I read many article about how to implement multimethod in c++:
- http://www.open-std.org/jtc1/sc22/wg21/docs/papers/2003/n1529.html
- http://www.codeproject.com/KB/recipes/mmcppfcs.aspx
- http://lambda-the-ultimate.org/node/2590
- http://parasol.tamu.edu/people/peterp/omm/
why there are no multimethod in c++?
why do not they get supported by c++ standard?
Straight from the horse's mouth:
"I rejected multi-methods with regret, because I liked the idea, but couldn't find an acceptable form under which to accept it."
Bjarne Stroustrup, The Design and Evolution of C++ (p297)
And later:
"Multi-methods is one of the interesting what-ifs of C++. Could I have designed and implemented them well enough at the time? [...] What other work might have been left undone to provide the time to design and implement multi-methods?"
(p298f)
In general, whenever you feel the urge to know why some particular C++ feature was implemented, or was not implemented, or was implemented the way it is now, and if that feature pre-dates the standardization, you want to read D&E.

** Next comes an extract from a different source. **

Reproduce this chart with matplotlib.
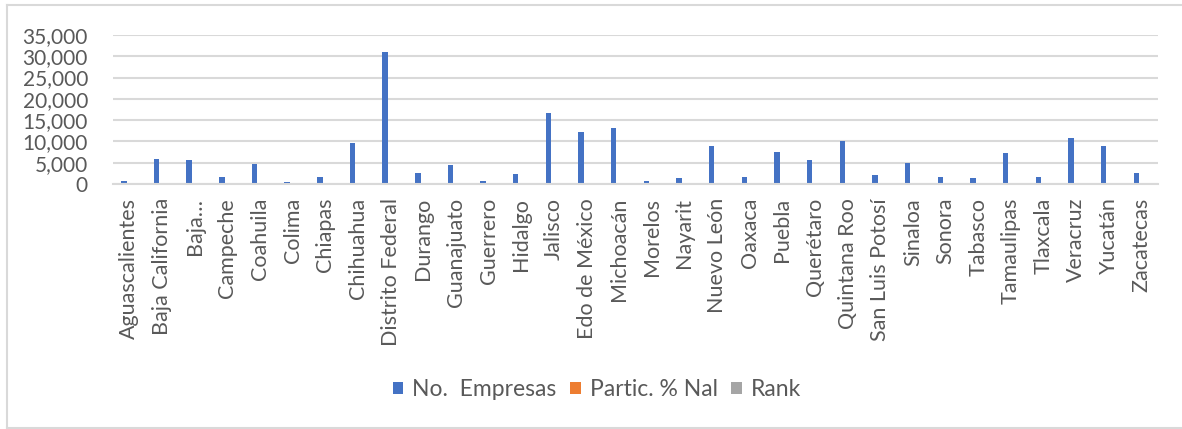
import matplotlib.pyplot as plt
import numpy as np
from matplotlib.lines import Line2D

# States and their values per series
estados = ["Aguascalientes", "Baja California", "Baja…", "Campeche", "Coahuila",
           "Colima", "Chiapas", "Chihuahua", "Distrito Federal", "Durango",
           "Guanajuato", "Guerrero", "Hidalgo", "Jalisco", "Edo de México",
           "Michoacán", "Morelos", "Nayarit", "Nuevo León", "Oaxaca", "Puebla",
           "Querétaro", "Quintana Roo", "San Luis Potosí", "Sinaloa", "Sonora",
           "Tabasco", "Tamaulipas", "Tlaxcala", "Veracruz", "Yucatán", "Zacatecas"]
empresas = [780, 5950, 5640, 1720, 4780, 470, 1720, 9550, 31000, 2600,
            4460, 780, 2350, 16760, 12220, 13160, 780, 1410, 8930, 1720, 7440,
            5640, 10180, 2040, 5010, 1720, 1410, 7200, 1720, 10810, 8930, 2580]
partic = [0.4, 3.1, 2.9, 0.9, 2.5, 0.2, 0.9, 5.0, 16.2, 1.4,
          2.3, 0.4, 1.2, 8.8, 6.4, 6.9, 0.4, 0.7, 4.7, 0.9, 3.9,
          2.9, 5.3, 1.1, 2.6, 0.9, 0.7, 3.8, 0.9, 5.6, 4.7, 1.3]
rank = [29, 12, 13, 22, 16, 32, 23, 7, 1, 18,
        17, 30, 20, 2, 4, 3, 31, 27, 8, 24, 10,
        14, 6, 21, 15, 25, 28, 11, 26, 5, 9, 19]

azul = "#4472C4"
naranja = "#ED7D31"
gris = "#A5A5A5"
texto = "#595959"
rejilla = "#D9D9D9"

plt.rcParams["font.family"] = ["Lato", "DejaVu Sans"]

W, H = 1182, 429
fig = plt.figure(figsize=(W / 100, H / 100), dpi=100)
ax = fig.add_axes([113 / W, 1 - 184 / H, (1158 - 113) / W, (184 - 35) / H])

x = np.arange(len(estados))
w = 1 / 6
ax.bar(x - w, empresas, w, color=azul, label="No.  Empresas")
ax.bar(x, partic, w, color=naranja, label="Partic. % Nal")
ax.bar(x + w, rank, w, color=gris, label="Rank")

ax.set_xlim(-0.5, len(estados) - 0.5)
ax.set_ylim(0, 35000)
ax.set_yticks(range(0, 35001, 5000))
ax.set_yticklabels([f"{v:,}" for v in range(0, 35001, 5000)])
ax.yaxis.grid(True, color=rejilla, linewidth=1.5)
ax.set_axisbelow(True)
for s in ["top", "right", "left"]:
    ax.spines[s].set_visible(False)
ax.spines["bottom"].set_color(rejilla)
ax.spines["bottom"].set_linewidth(1.5)

ax.set_xticks(x)
ax.set_xticklabels(estados, rotation=90, va="top", ha="center")
ax.tick_params(axis="x", length=0, pad=10, labelsize=15.5, labelcolor=texto)
ax.tick_params(axis="y", length=0, pad=18, labelsize=15, labelcolor=texto)

fig.legend(loc="center", bbox_to_anchor=(597 / W, 1 - 390 / H), ncol=3,
           frameon=False, fontsize=16.5, labelcolor=texto,
           handlelength=0.45, handleheight=0.45, handletextpad=0.4,
           columnspacing=0.6)

# Chart area border
for xs, ys in [([7, 7], [5, 428]), ([7, W], [5, 5]), ([7, W], [428, 428])]:
    fig.add_artist(Line2D([v / W for v in xs], [1 - v / H for v in ys],
                          color=rejilla, linewidth=1.5))

fig.savefig("out.png", dpi=100)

As Bjarne has pointed out a number of times, when people criticize C++, it usually runs something like: "C++ is too big, too complex, has too many features, and it's too hard to learn -- you should really work at making it smaller and simpler. Oh, and while you're working on that I also have this really great idea for a killer feature that you should add!"
Just because it could be done doesn't mean it's a problem that it wasn't done. One criticism of C++ is along the lines of "Stroustrup took everything anyone had heard of, and tried to include it."
Plus, as Raymond Chen says, "Every feature starts off with -100 points." That is, before you ask why C++ doesn't have these things, you should explain in detail why it needs them. Otherwise your feature stays in negative territory, due to the costs associated with it.